Repeat exactly the lines running from the first line of the data to the line containing "(266,24) rectangle (1118,878);", both ends included, and nothing else; drop the pictures.
++++
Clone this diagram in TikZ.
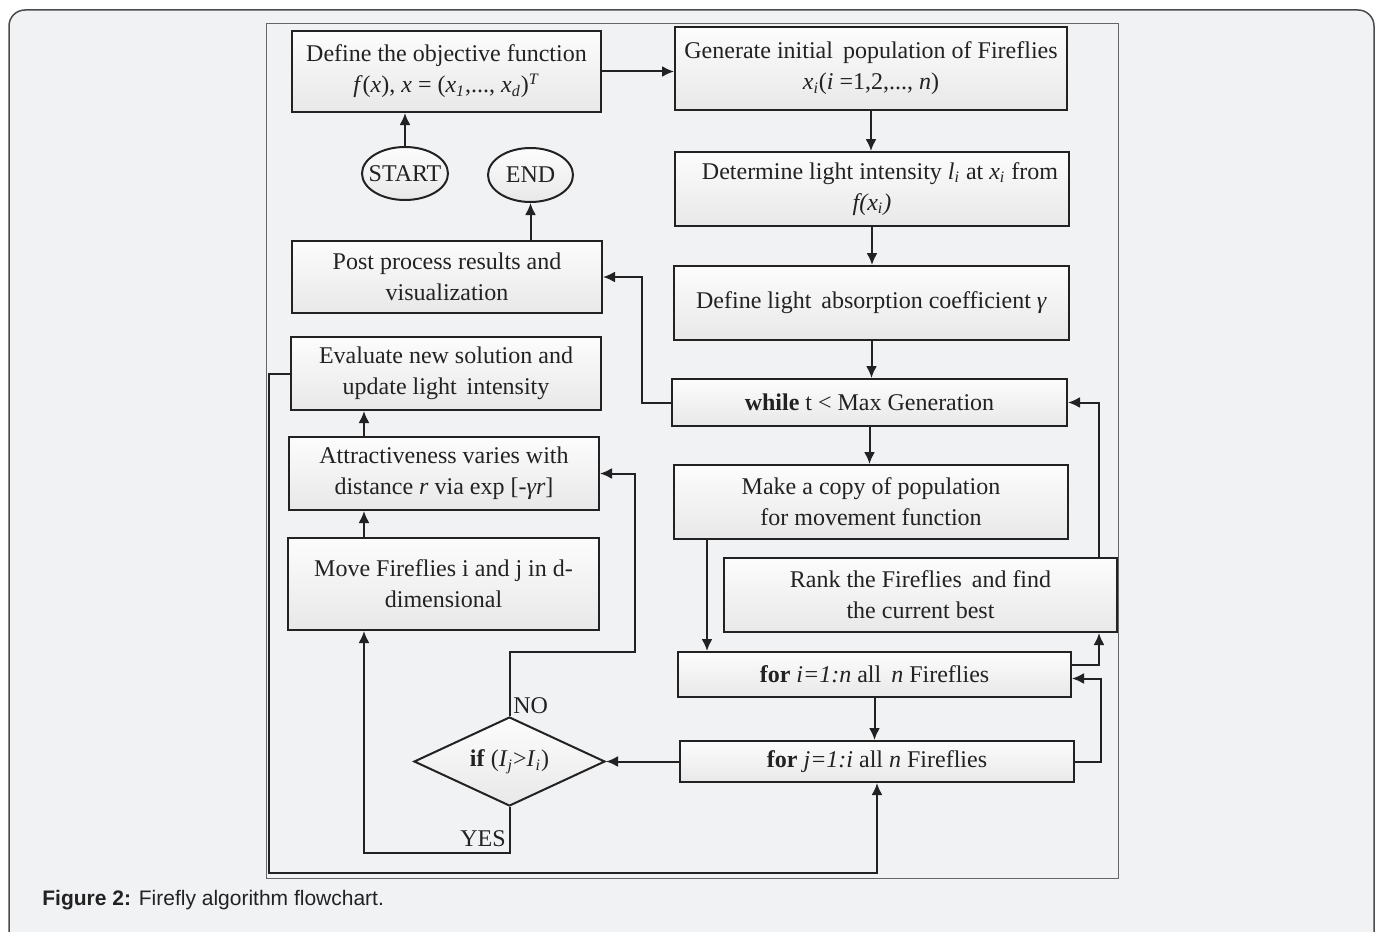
\documentclass[tikz,border=0pt]{standalone}
\usepackage{fontspec}
\setmainfont{Liberation Serif}
\newfontfamily\capfont{Liberation Sans}
\usetikzlibrary{shapes.geometric,arrows.meta}
\definecolor{panel}{HTML}{F1F2F4}
\definecolor{ink}{HTML}{222222}
\newcommand{\sub}[1]{\textsubscript{\textit{#1}}}

\begin{document}
\begin{tikzpicture}[x=0.5pt,y=-0.5pt,
	box/.style={draw=ink,line width=1pt,top color=gray!2,bottom color=gray!18,
		inner sep=0pt,align=center,text=ink,font=\fontsize{12}{15.5}\selectfont},
	oval/.style={box,ellipse,inner xsep=-3pt,inner ysep=0pt},
	test/.style={box,diamond,aspect=2.15,inner ysep=-2pt},
	arr/.style={draw=ink,line width=1pt,-{Latex[length=6pt,width=5.5pt]}},
	lbl/.style={text=ink,font=\fontsize{12}{14.5}\selectfont,inner sep=0pt}]
	\clip (0,0) rectangle (1380,931);
	\useasboundingbox (0,0) rectangle (1380,931);
	\fill[white] (0,0) rectangle (1380,931);
	\draw[fill=panel,draw=gray!60!black,line width=0.75pt,rounded corners=8pt] (9,10) rectangle (1374,965);
	\draw[gray!80!black,line width=0.5pt] (266,24) rectangle (1118,878);
	
	\node[box,minimum width=154.5pt,minimum height=40.5pt] (obj) at (446.5,71.5)
		{Define the objective function\\\textit{f}(\textit{x}), \textit{x} = (\textit{x}\sub{1},..., \textit{x}\sub{d})\textsuperscript{\textit{T}}};
	\node[box,minimum width=196pt,minimum height=41.5pt] (gen) at (871,68.5)
		{Generate initial\, population of Fireflies\\\textit{x}\sub{i}(\textit{i} =1,2,..., \textit{n})};
	\node[box,minimum width=197pt,minimum height=37pt] (det) at (872,189)
		{\hspace*{8pt}Determine light intensity \textit{l}\sub{i} at \textit{x}\sub{i} from\\\textit{f(x}\sub{i}\textit{)}};
	\node[box,minimum width=197.5pt,minimum height=37pt] (abs) at (871.5,303)
		{Define light\, absorption coefficient \textit{γ}};
	\node[box,minimum width=197.5pt,minimum height=23.5pt] (whl) at (869.5,402.5)
		{\textbf{while} t < Max Generation};
	\node[box,minimum width=197pt,minimum height=37pt] (copy) at (871,502)
		{Make a copy of population\\for movement function};
	\node[box,minimum width=196.5pt,minimum height=37pt] (rank) at (920.5,595)
		{Rank the Fireflies\, and find\\the current best};
	\node[box,minimum width=196.5pt,minimum height=22.5pt] (fori) at (874.5,674.5)
		{\textbf{for} \textit{i=1:n} all\, \textit{n} Fireflies};
	\node[box,minimum width=197pt,minimum height=20.5pt] (forj) at (877,761.5)
		{\textbf{for} \textit{j=1:i} all \textit{n} Fireflies};
	
	\node[oval,minimum width=43pt,minimum height=26.5pt] (start) at (405,173.5) {START};
	\node[oval,minimum width=42.5pt,minimum height=27pt] (stop) at (530.5,175) {END};
	\node[box,minimum width=155pt,minimum height=36pt] (post) at (447,277)
		{Post process results and\\visualization};
	\node[box,minimum width=155pt,minimum height=36.5pt] (eval) at (446,373.5)
		{Evaluate new solution and\\update light\, intensity};
	\node[box,minimum width=155pt,minimum height=36.5pt] (attr) at (444,473.5)
		{Attractiveness varies with\\distance \textit{r} via exp [-\textit{γr}]};
	\node[box,minimum width=155.5pt,minimum height=46pt] (move) at (443.5,584)
		{Move Fireflies i and j in d-\\dimensional};
	\node[test,minimum width=95.5pt,minimum height=44.5pt] (dia) at (509.5,761.5)
		{\textbf{if} (\textit{I}\sub{j}>\textit{I}\sub{i})};
	
	\coordinate (noturn) at (635,652);
	\coordinate (yesturn) at (364,853);
	\coordinate (loopturn) at (269,873);
	
	\draw[arr] (obj.east) -- (gen.west |- obj.east);
	\draw[arr] (start.north) -- (start.north |- obj.south);
	\draw[arr] (gen.south) -- (gen.south |- det.north);
	\draw[arr] (det.south) -- (det.south |- abs.north);
	\draw[arr] (abs.south) -- (abs.south |- whl.north);
	\draw[arr] (whl.south) -- (whl.south |- copy.north);
	\draw[arr] (whl.west) -- ++(-29,0) |- (post.east);
	\draw[arr] (post.north -| stop.south) -- (stop.south);
	\draw[arr] ([xshift=17pt]copy.south west) -- ([xshift=17pt]copy.south west |- fori.north);
	\draw[arr] ([xshift=-9.5pt]rank.north east) |- (whl.east);
	\draw[arr] ([yshift=5pt]fori.east) -| ([xshift=-9.5pt]rank.south east);
	\draw[arr] (forj.east) -- ++(26,0) |- ([yshift=-2pt]fori.east);
	\draw[arr] (fori.south) -- (fori.south |- forj.north);
	\draw[arr] (forj.west) -- (dia.east);
	\draw[arr] (dia.north) |- (noturn) |- (attr.east);
	\draw[arr] (dia.south) |- (yesturn) -- (yesturn |- move.south);
	\draw[arr] (yesturn |- move.north) -- (yesturn |- attr.south);
	\draw[arr] (yesturn |- attr.north) -- (yesturn |- eval.south);
	\draw[arr] (eval.west) -| (loopturn) -| (forj.south);
	
	\node[lbl,anchor=south west] (nolbl) at (513,714) {NO};
	\node[lbl,anchor=south east] (yeslbl) at (506,847) {YES};
	\node[anchor=base west,inner sep=0pt,text=ink,font=\capfont\fontsize{10.5}{12}\selectfont] (caption) at (42,905)
		{\textbf{Figure 2:} Firefly algorithm flowchart.};
\end{tikzpicture}
\end{document}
++++
» **Exercise output**
Clone this diagram in TikZ.
\documentclass[tikz,border=0pt]{standalone}
\usepackage{fontspec}
\setmainfont{Liberation Serif}
\newfontfamily\capfont{Liberation Sans}
\usetikzlibrary{shapes.geometric,arrows.meta}
\definecolor{panel}{HTML}{F1F2F4}
\definecolor{ink}{HTML}{222222}
\newcommand{\sub}[1]{\textsubscript{\textit{#1}}}

\begin{document}
\begin{tikzpicture}[x=0.5pt,y=-0.5pt,
	box/.style={draw=ink,line width=1pt,top color=gray!2,bottom color=gray!18,
		inner sep=0pt,align=center,text=ink,font=\fontsize{12}{15.5}\selectfont},
	oval/.style={box,ellipse,inner xsep=-3pt,inner ysep=0pt},
	test/.style={box,diamond,aspect=2.15,inner ysep=-2pt},
	arr/.style={draw=ink,line width=1pt,-{Latex[length=6pt,width=5.5pt]}},
	lbl/.style={text=ink,font=\fontsize{12}{14.5}\selectfont,inner sep=0pt}]
	\clip (0,0) rectangle (1380,931);
	\useasboundingbox (0,0) rectangle (1380,931);
	\fill[white] (0,0) rectangle (1380,931);
	\draw[fill=panel,draw=gray!60!black,line width=0.75pt,rounded corners=8pt] (9,10) rectangle (1374,965);
	\draw[gray!80!black,line width=0.5pt] (266,24) rectangle (1118,878);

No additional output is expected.